The sculpture reveals the impact of non-Western art on Giacometti’s bourgeoning style during the 1920s, particularly African and Oceanic sculptures. He was a frequent visitor of the Musée d’Ethnographie du Trocadéro at this time, as well as the Musée des Antiquités nationales, both of which displayed a range of objects—including plaster casts of recent archaeological finds—from Africa, the Cyclades, and Pre-Columbian cultures. A number of the artist’s friends were also keen connoisseurs and collectors of non-Western artefacts and artworks, while periodicals such as L’Esprit nouveau and Cahiers d’art frequently included photographs and articles on the subject. In order to deepen his understanding and connection to these alternative conceptions of form and volume, Giacometti surrounded himself with a diverse array of imagery and objects in his studio on the Rue Hippolyte-Maindron. A photograph from 1927 sees the artist seated near a Kota Reliquary figure, which he had recently purchased from the artist Serge Brignoni, its powerful, angular form dominating the modest desk.

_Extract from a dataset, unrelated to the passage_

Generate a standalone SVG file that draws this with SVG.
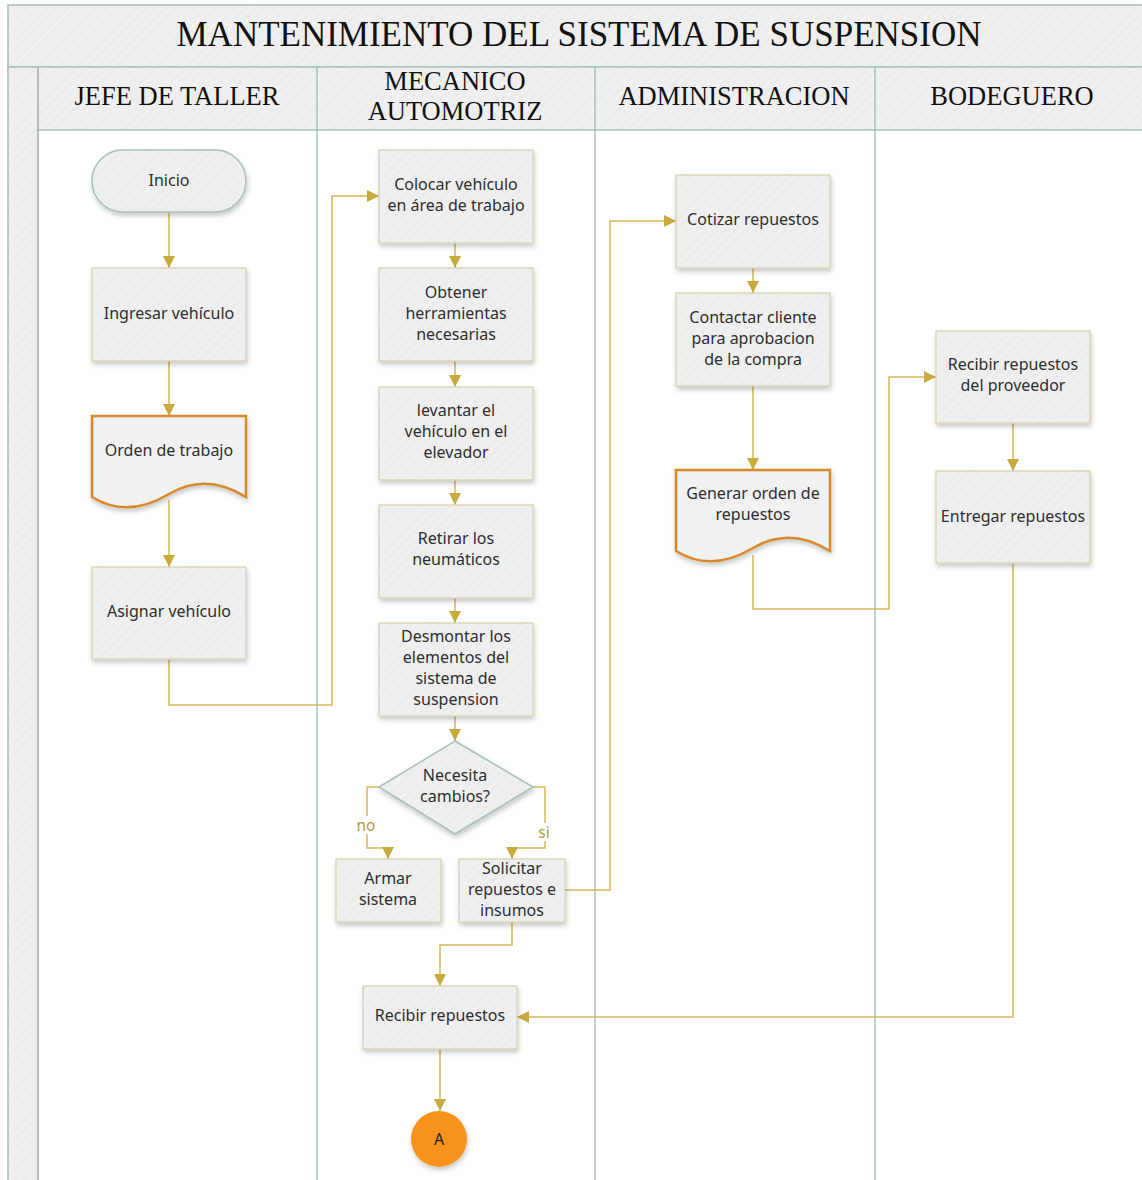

The exaggerated depictions of sexual attributes found in many of these ancient and non-Western works appear to have shaped Giacometti’s own preoccupation with the concept of “male” and “female” at this time, as he worked to reduce these roles to their most elemental and universal signifiers. In Le Couple, Giacometti deliberately places the two figures slightly apart on the rectangular base, introducing a palpable tension within the sculpture, deploying the negative space between their forms to emphasize both their connection to one another, and their inherent disparities. At the same time, the female figure leans ever so slightly towards the male, a subtle effect that animates the space further, perhaps suggesting the erotic pull and physical connection between the two. The present cast of Le Couple was acquired directly from Giacometti in 1958 by Pierre Matisse, before being purchased by The Museum of Modern Art in New York in 1982, where it remained for almost thirty years before entering the collection of Leonard and Louise Riggio.